US study finds ultrasound and blood test jointly boost liver cancer detection

12 February 2018 (Last Updated February 12th, 2018 11:52)

A new study conducted by a research team at the University of Texas Southwestern (UT Southwestern) Simmons Cancer Center in the US has shown that the combination of ultrasound imaging with a specific blood test can increase the detection of early-stage liver cancer by about 40%.

A new study conducted by a research team at the University of Texas Southwestern (UT Southwestern) Simmons Cancer Center in the US has shown that the combination of ultrasound imaging with a specific blood test can increase the detection of early-stage liver cancer by about 40%.

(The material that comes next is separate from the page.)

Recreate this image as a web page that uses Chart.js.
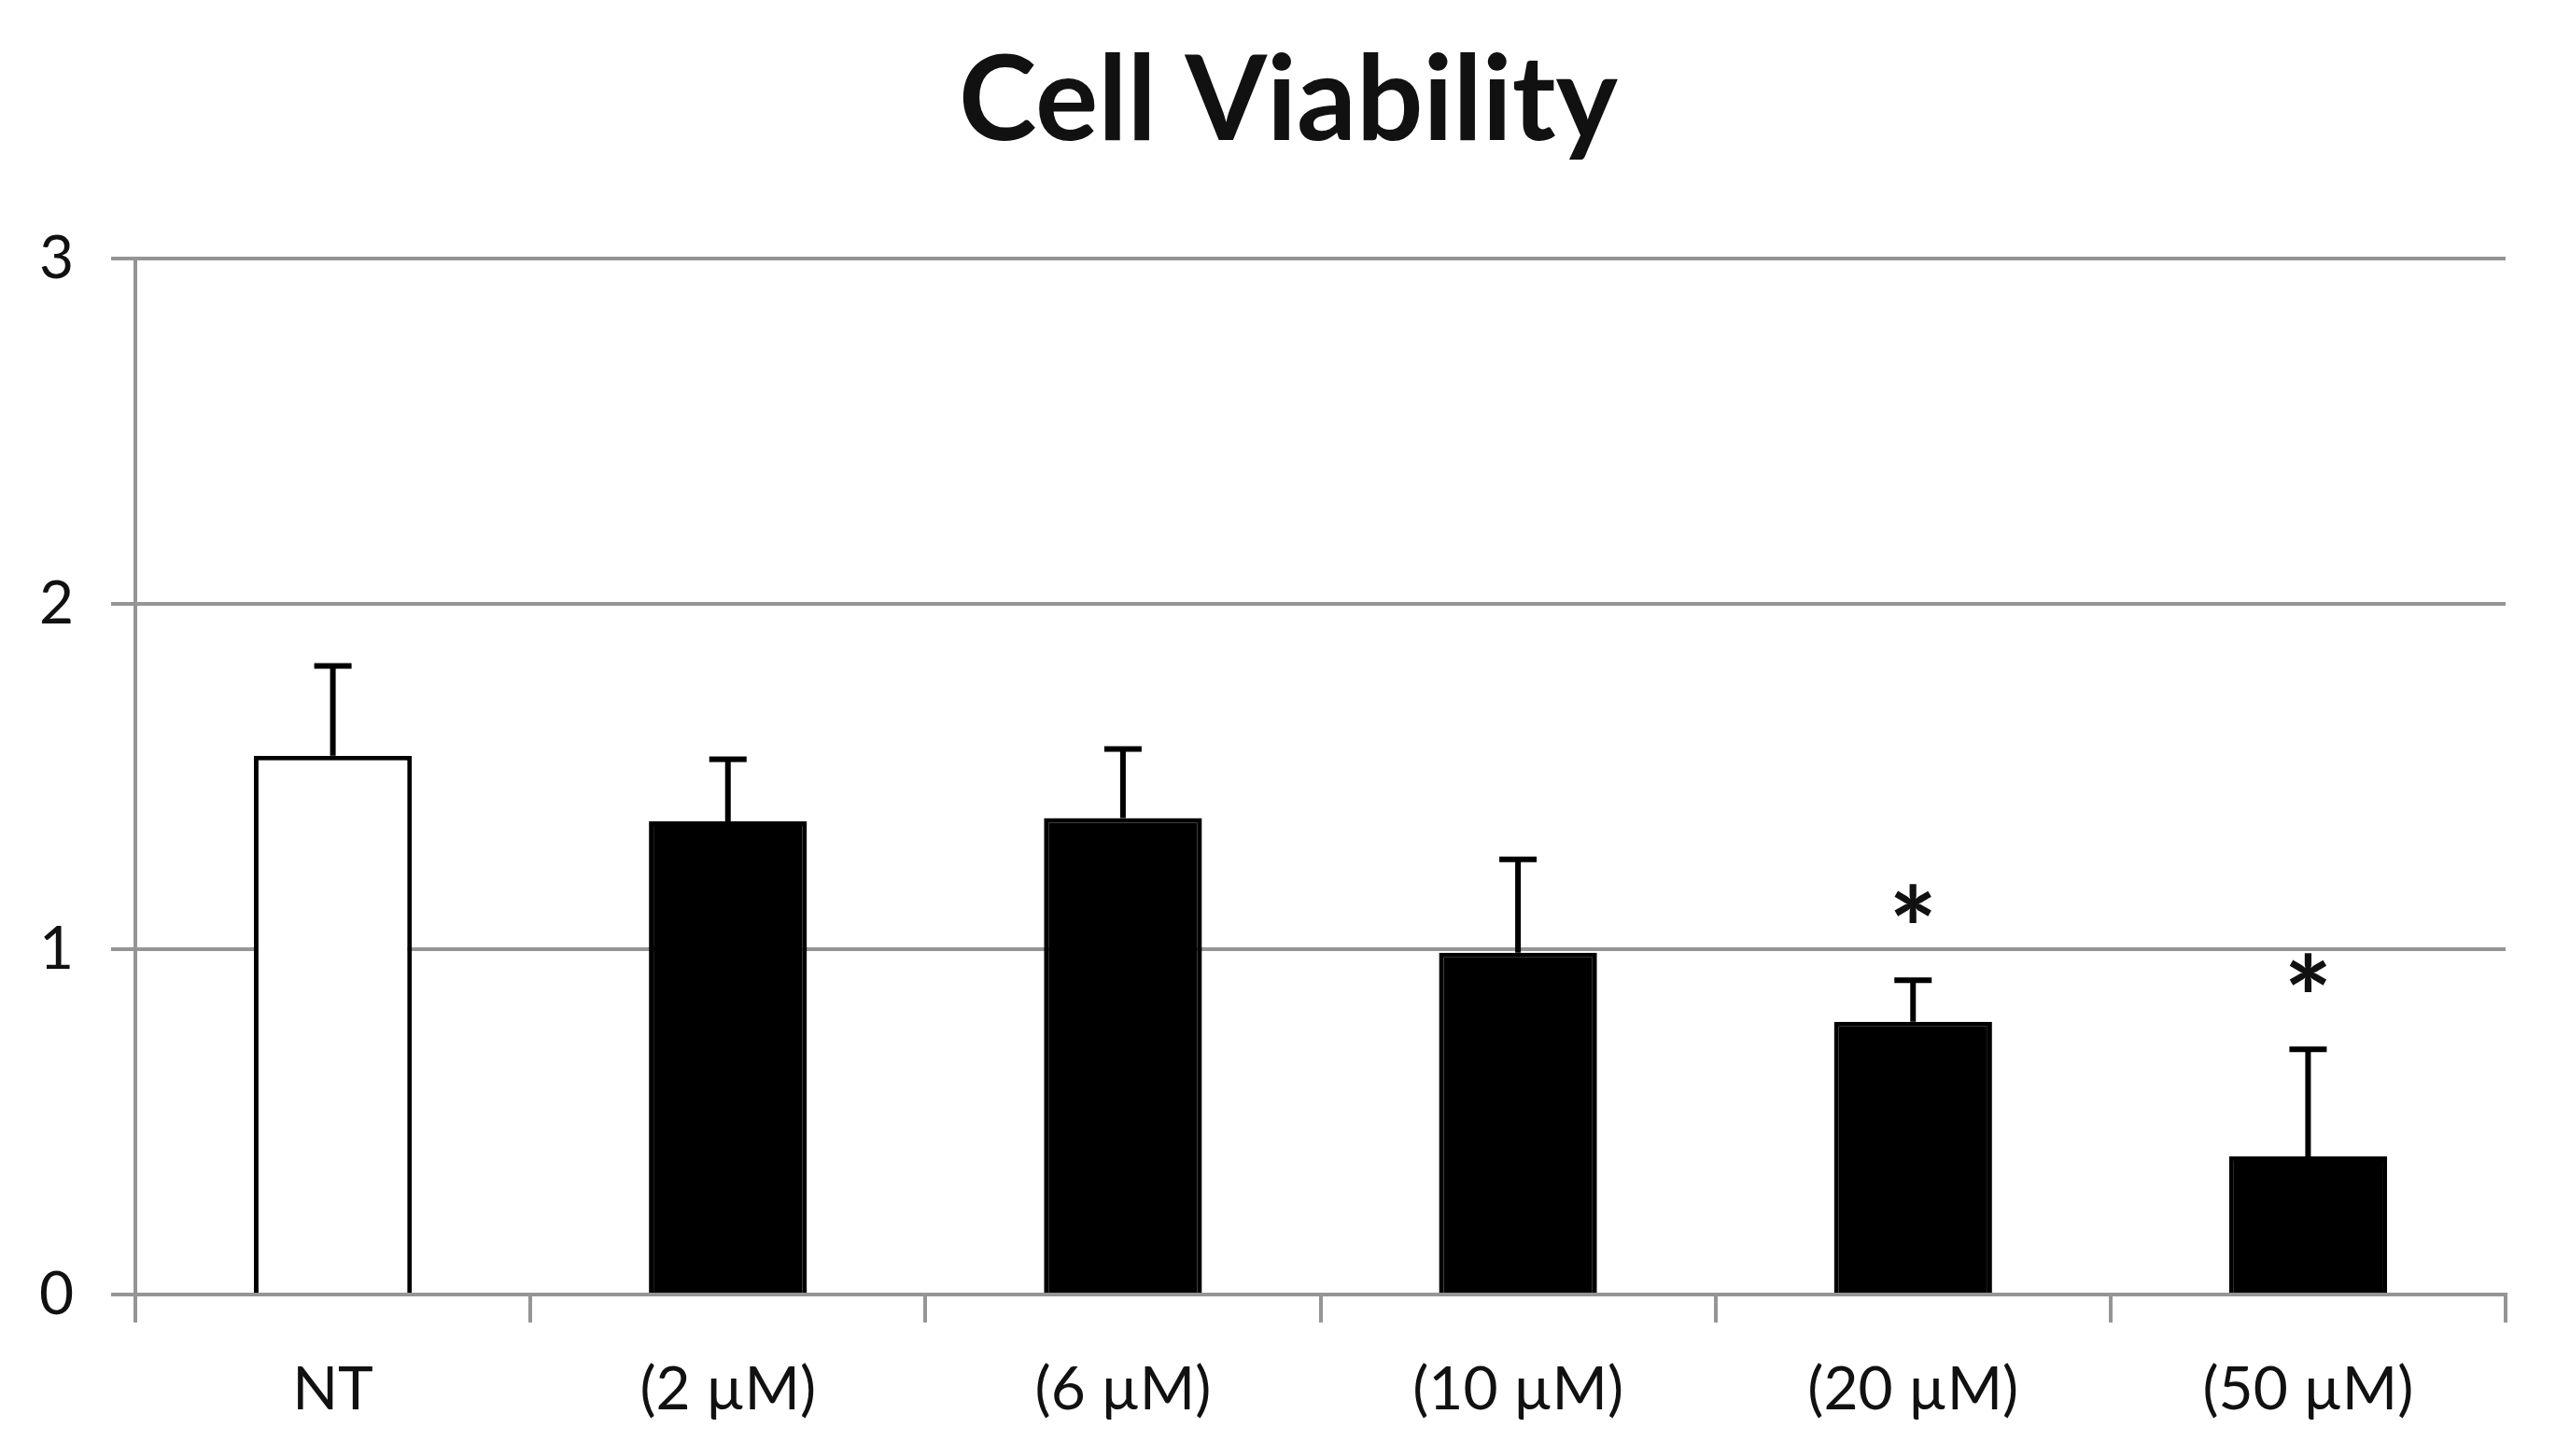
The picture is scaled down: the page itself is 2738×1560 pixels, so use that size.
<!DOCTYPE html>
<html>
<head>
<meta charset="utf-8">
<script src="https://cdn.jsdelivr.net/npm/chart.js@4/dist/chart.umd.min.js"></script>
<style>
  html, body { margin: 0; padding: 0; background: #fff; }
  canvas { display: block; }
</style>
</head>
<body>
<canvas id="viability" width="2738" height="1560"></canvas>
<script>
var labels = ["NT", "(2 \u00b5M)", "(6 \u00b5M)", "(10 \u00b5M)", "(20 \u00b5M)", "(50 \u00b5M)"];
var viability = [1.56, 1.37, 1.38, 0.99, 0.79, 0.40];
var errUp = [0.26, 0.18, 0.20, 0.27, 0.12, 0.31];
var marks = ["", "", "", "", "*", "*"];
var yTicks = [0, 1, 2, 3];

var gray = "#959595";
var ink = "#111111";
var font = "Lato, 'Open Sans', sans-serif";

// error bars, asterisks and title drawn on top of the bars
var extras = {
  id: "extras",
  afterDatasetsDraw: function (chart) {
    var c = chart.ctx;
    var y = chart.scales.y;
    var meta = chart.getDatasetMeta(0);
    c.save();
    c.strokeStyle = "#000";
    c.lineWidth = 6;
    meta.data.forEach(function (bar, i) {
      var x = bar.x;
      var top = y.getPixelForValue(viability[i]);
      var end = y.getPixelForValue(viability[i] + errUp[i]);
      c.beginPath();
      c.moveTo(x, top);
      c.lineTo(x, end);
      c.moveTo(x - 20, end);
      c.lineTo(x + 20, end);
      c.stroke();
      if (marks[i]) {
        c.fillStyle = ink;
        c.font = "bold 122px " + font;
        c.textAlign = "center";
        c.textBaseline = "alphabetic";
        var m = c.measureText(marks[i]);
        var cy = end - 82;
        c.fillText(marks[i], x, cy + (m.actualBoundingBoxAscent - m.actualBoundingBoxDescent) / 2);
      }
    });
    c.fillStyle = ink;
    c.font = "bold 126px " + font;
    c.textAlign = "center";
    c.textBaseline = "alphabetic";
    c.fillText("Cell Viability", 1380, 150);
    c.restore();
  }
};

new Chart(document.getElementById("viability"), {
  type: "bar",
  data: {
    labels: labels,
    datasets: [{
      data: viability,
      backgroundColor: ["#ffffff", "#000", "#000", "#000", "#000", "#000"],
      borderColor: "#000",
      borderWidth: 5,
      borderSkipped: "bottom",
      categoryPercentage: 1.0,
      barPercentage: 0.4
    }]
  },
  options: {
    responsive: false,
    devicePixelRatio: 1,
    animation: false,
    layout: { padding: { top: 277, right: 54, left: 0, bottom: 0 } },
    plugins: { legend: { display: false }, title: { display: false }, tooltip: { enabled: false } },
    scales: {
      x: {
        grid: { drawOnChartArea: false, drawTicks: true, tickLength: 30, color: gray, lineWidth: 4 },
        border: { color: gray, width: 4 },
        ticks: { color: ink, font: { family: font, size: 64 }, padding: 34, maxRotation: 0 },
        afterFit: function (s) { s.height = 173; }
      },
      y: {
        min: 0,
        max: 3,
        afterBuildTicks: function (s) { s.ticks = yTicks.map(function (v) { return { value: v }; }); },
        grid: { color: gray, lineWidth: 4, tickLength: 26 },
        border: { color: gray, width: 4 },
        ticks: { color: ink, font: { family: font, size: 64 }, padding: 40 },
        afterFit: function (s) { s.width = 145; }
      }
    }
  },
  plugins: [extras]
});
</script>
</body>
</html>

The blood test involves analysis for high alpha-fetoprotein (AFP) levels, which are known to rise in liver cancer cases.

With the National Cancer Institute (NIC) report revealing that liver cancer incidence has increased by 2.7% per year over the past decade, researchers stress the importance of early diagnosis of this disease to improve patient survival.

UT Southwestern Internal Medicine and Clinical Sciences associate professor Dr Amit Singal said: “If the cancer is found early, then we can perform curative therapies, allowing patients to live many years.

“Unfortunately, most liver cancer in the US is discovered at later stages, when curative treatment is not possible and survival is much worse.”

“Adjunction with blood biomarker alpha-fetoprotein enhanced the identification of early-stage hepatocellular carcinoma to 63%.”

While diagnosis for liver cancer is commonly done with an abdominal ultrasound, Singal says that this technique misses many cancers during early stages.

In the latest study, the researchers found that adjunction with blood biomarker alpha-fetoprotein enhanced the identification of early-stage hepatocellular carcinoma to 63%, compared to 45% with ultrasound alone.

Singal further added: “Our results highlight the importance of continued development and validation of blood-based biomarkers for liver cancer early detection.

“Most importantly, our results support a change in clinical practice and the routine use of ultrasound and biomarkers together for liver cancer screening.”